Here’s the almost-original recipe, with a few adjustments by me. It doesn’t use as many eggs as some recipes… and of course, there is NO butter! I usually like to sprinkle poppy seeds on top.
- 1 Tablespoon yeast
- 1 Tablespoon sugar
- 2 cups warm water
- 3 large eggs
- ¼ to ½ cup sugar or honey
- ¼ cup oil
- 1 teaspoon salt
- 8 to 9 cups flour (white or combination of white and whole wheat)
- optional: poppy or sesame seeds
- Dissolve the yeast and sugar in ½ cup warm water and let rise for 15 minutes
- Combine two of the eggs, oil, honey, salt, and the rest of the water in a large bowl and add the yeast mixture.
- Stir in enough flour to form a soft dough; then turn out on a floured board and continue to work in flour until the dough is no longer sticky.
- Knead, adding flour as needed, until the dough is smooth and satiny, about 8 to 10 minutes.
- Put the dough in a large oiled bowl, and cover with a towel or plastic wrap. The bowl should have plenty of room so the dough can double in size.
- Let the dough rise until double (two to three hours) at room temperature or put the dough in the refrigerator to rise overnight. If you do the latter, take it out in the morning and give it another hour or two to let it rise more before the next step.
- Punch the dough down, and divide into two for two large loaves.
- For each loaf, divide the dough into four pieces. Roll three of the pieces between your hands to form ropes and braid them into a loaf. Take the fourth piece and divide into three for a little braid, which you’ll place vertically on top of the loaf. (If you don’t feel like doing this, just divide the pieces into three and make a simple braid).
- Place each loaf on an oiled cookie sheet. Beat the third egg in a small bowl and brush each loaf well with egg. Sprinkle with poppy or sesame seeds if you wish.
- 10. Preheat the oven to 350 degrees while you let the challah rise for half an hour. Bake for 45 to 55 minutes, until golden brown. Cool on a rack before tearing or slicing.
I confess, I really don’t consult the cookbook anymore for challah. I must take after Baba. I am pretty casual about measurements and this dough is quite flexible. More eggs? Less oil? No sweetener? It will work. You can use whole wheat flour too; the more you use, the denser the bread will be– usually about 50 percent is right if you don’t want a very heavy loaf.
Despite what some people say, bread dough is pretty forgiving as long as you’re careful about temperature for the yeast — not too hot and not too cold — and give it plenty of time.
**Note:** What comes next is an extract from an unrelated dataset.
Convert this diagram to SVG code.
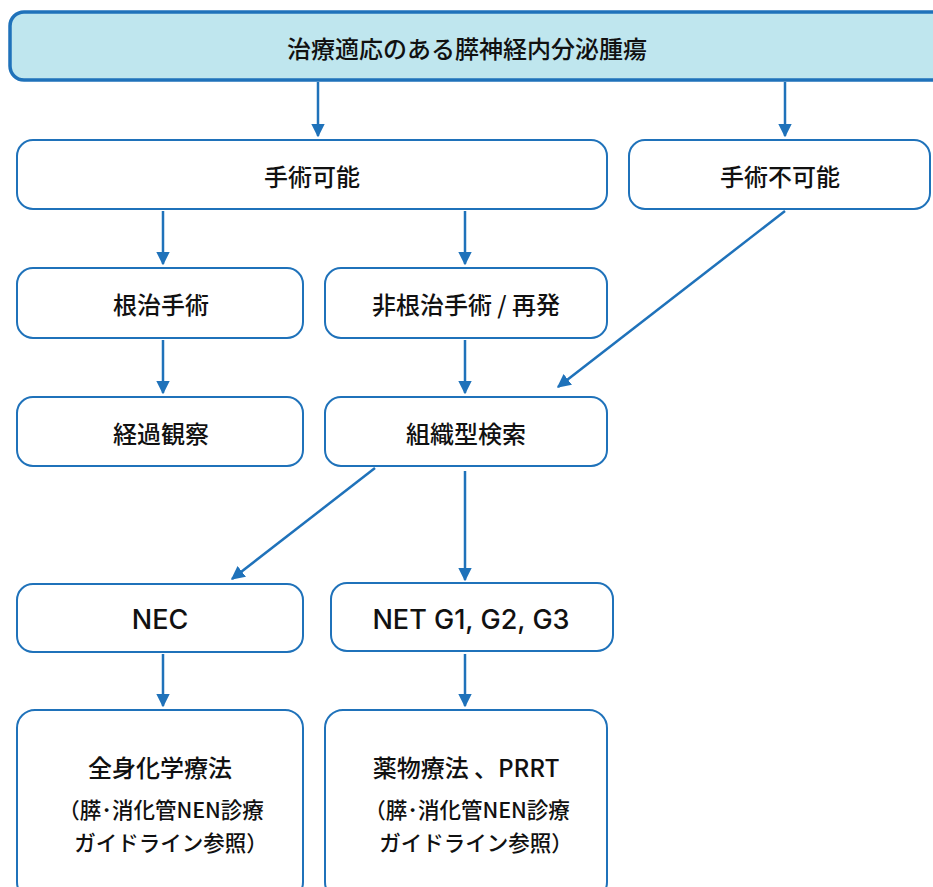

Bread is one of the original “slow” foods. If you don’t have so much time all at once, you can put the dough in a covered bowl in the refrigerator and finish the rising and baking the next day — or a few days later.
You could also bake the challah and put it in the freezer to eat later. Sometimes I make a number of mini-challahs (kind of like large rolls) and freeze most of them for later enjoyment. If I do that, I dispense with the top braid (too much trouble) and bake for only 20 minutes or so.
My German grandmother, Oma, remembered how the women made challah in her village of Freudental. All the Jewish women in the village would take their challah dough to the town bakery on Fridays to bake in the big ovens. It must have been a sweet communal event.
A great aspect of the challah dough is that you can also use it to make yeasted pastries, like Baba’s cinnamon rolls or Oma’s plum kuchen. More about that plum kuchen soon!